=== WHAT THE EXERCISE ASKS ===
The lines from the top of the material below through the line containing "import plotly.graph_objects as go" are to be printed exactly, with pictures omitted.

=== SOURCE DATA ===
══════

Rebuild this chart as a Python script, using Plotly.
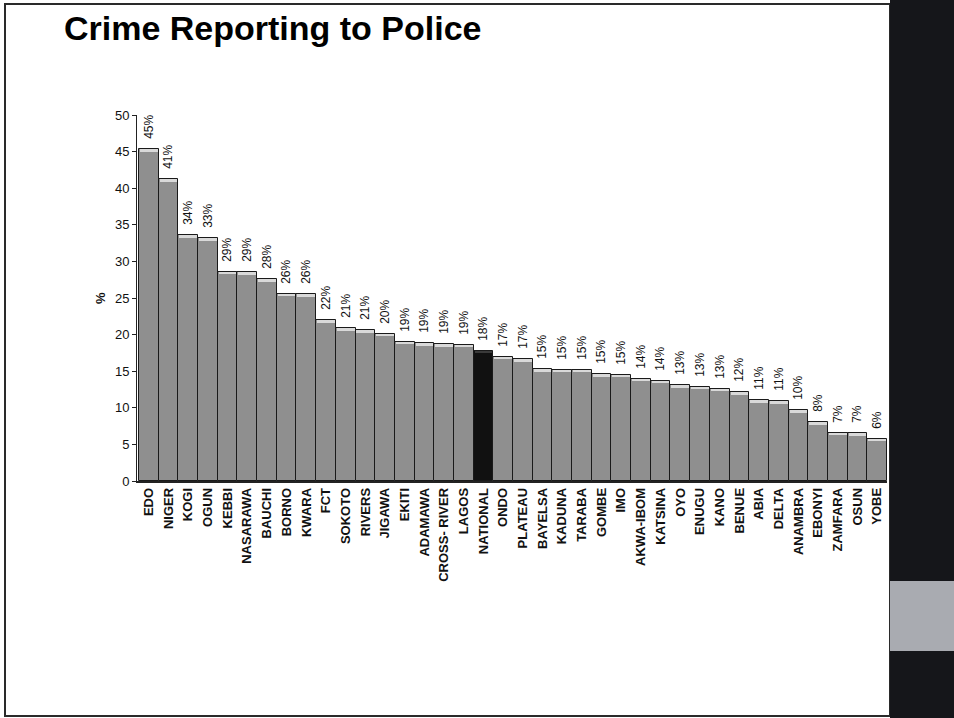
import plotly.graph_objects as go

# Share of crimes reported to police, by state (%)
states = ["EDO", "NIGER", "KOGI", "OGUN", "KEBBI", "NASARAWA", "BAUCHI", "BORNO",
          "KWARA", "FCT", "SOKOTO", "RIVERS", "JIGAWA", "EKITI", "ADAMAWA",
          "CROSS- RIVER", "LAGOS", "NATIONAL", "ONDO", "PLATEAU", "BAYELSA",
          "KADUNA", "TARABA", "GOMBE", "IMO", "AKWA-IBOM", "KATSINA", "OYO",
          "ENUGU", "KANO", "BENUE", "ABIA", "DELTA", "ANAMBRA", "EBONYI",
          "ZAMFARA", "OSUN", "YOBE"]
reported_pct = [45.3, 41.2, 33.6, 33.2, 28.6, 28.5, 27.6, 25.6,
                25.5, 22.0, 20.9, 20.6, 20.1, 19.0, 18.8,
                18.7, 18.6, 17.8, 17.0, 16.6, 15.3,
                15.2, 15.2, 14.6, 14.5, 14.0, 13.7, 13.1,
                12.9, 12.6, 12.1, 11.0, 10.9, 9.7, 8.0,
                6.6, 6.5, 5.8]
y_ticks = [0, 5, 10, 15, 20, 25, 30, 35, 40, 45, 50]

W, H = 954, 718
L, R, T, B = 137, 887, 115, 481  # plot area in pixels


def px(x):
    return (x - L) / (R - L)


def py(y):
    return (B - y) / (B - T)


bar_colors = ["#111111" if s == "NATIONAL" else "#8f8f8f" for s in states]
cap_colors = ["#3a3a3a" if s == "NATIONAL" else "#d9d9d9" for s in states]
cap_depth = 0.35

fig = go.Figure()
fig.add_trace(go.Bar(
    x=states, y=reported_pct,
    marker=dict(color=bar_colors, line=dict(color="#1a1a1a", width=1)),
    texttemplate="\u00a0\u00a0%{y:.0f}%", textposition="outside", textangle=-90,
    constraintext="none",
    textfont=dict(family="Liberation Sans, Arial", size=12, color="#111111"),
    cliponaxis=False, width=1.0, hoverinfo="skip",
))
# light bevel along the top of each bar
fig.add_trace(go.Bar(
    x=states, y=[cap_depth] * len(states),
    base=[v - cap_depth for v in reported_pct],
    marker=dict(color=cap_colors, line=dict(width=0)),
    width=0.9, hoverinfo="skip",
))

shapes = [
    # slide frame
    dict(type="rect", xref="paper", yref="paper",
         x0=px(5), x1=px(890), y0=py(716), y1=py(4),
         line=dict(color="#2a2a2a", width=2), fillcolor="rgba(0,0,0,0)", layer="below"),
    # dark side panel
    dict(type="rect", xref="paper", yref="paper",
         x0=px(890), x1=px(954), y0=py(718), y1=py(0),
         line=dict(width=0), fillcolor="#15161a", layer="above"),
    dict(type="rect", xref="paper", yref="paper",
         x0=px(890), x1=px(954), y0=py(651), y1=py(581),
         line=dict(width=0), fillcolor="#a9abb1", layer="above"),
]

annotations = [
    dict(text="<b>Crime Reporting to Police</b>", xref="paper", yref="paper",
         x=px(62), y=py(28), xanchor="left", yanchor="middle", showarrow=False,
         font=dict(family="Liberation Sans, Arial", size=34, color="#000000")),
    dict(text="<b>%</b>", xref="paper", yref="paper",
         x=px(100), y=py(298), xanchor="center", yanchor="middle", showarrow=False,
         textangle=-90,
         font=dict(family="Liberation Sans, Arial", size=13, color="#111111")),
]

fig.update_layout(
    width=W, height=H,
    margin=dict(l=L, r=W - R, t=T, b=H - B, pad=0),
    paper_bgcolor="white", plot_bgcolor="white",
    barmode="overlay", bargap=0, showlegend=False,
    shapes=shapes, annotations=annotations,
)
fig.update_xaxes(
    tickangle=-90, showline=True, linecolor="#222222", linewidth=1.5,
    ticks="", showgrid=False, range=[-0.6, len(states) - 0.5],
    tickfont=dict(family="Liberation Sans, Arial", size=13, color="#111111"),
    tickprefix="<b>", ticksuffix="</b>",
)
fig.update_yaxes(
    range=[0, 50], tickvals=y_ticks, showline=True, linecolor="#222222", linewidth=1,
    ticks="outside", ticklen=4, tickcolor="#222222", showgrid=False, zeroline=False,
    tickfont=dict(family="Liberation Sans, Arial", size=13, color="#111111"),
)

fig.write_html("out.html")
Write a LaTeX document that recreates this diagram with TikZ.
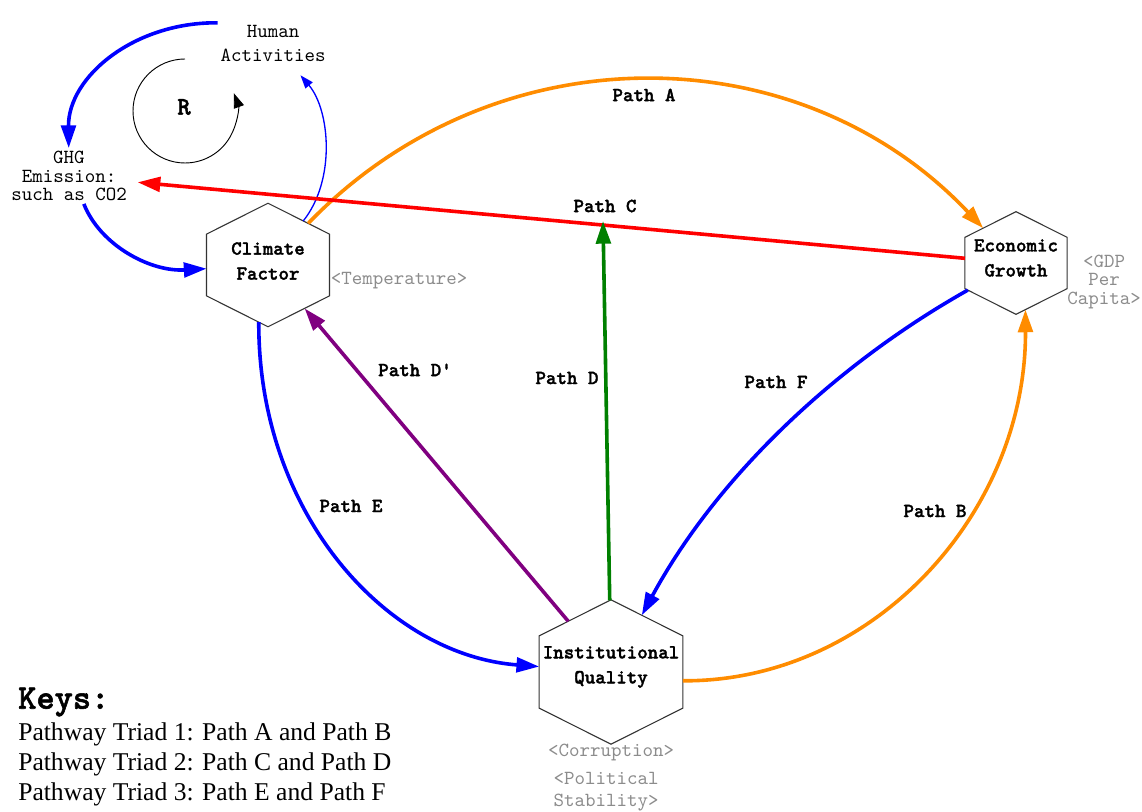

══════

=== RESPONSE TO THIS TASK ===
Rebuild this chart as a Python script, using Plotly.
import plotly.graph_objects as go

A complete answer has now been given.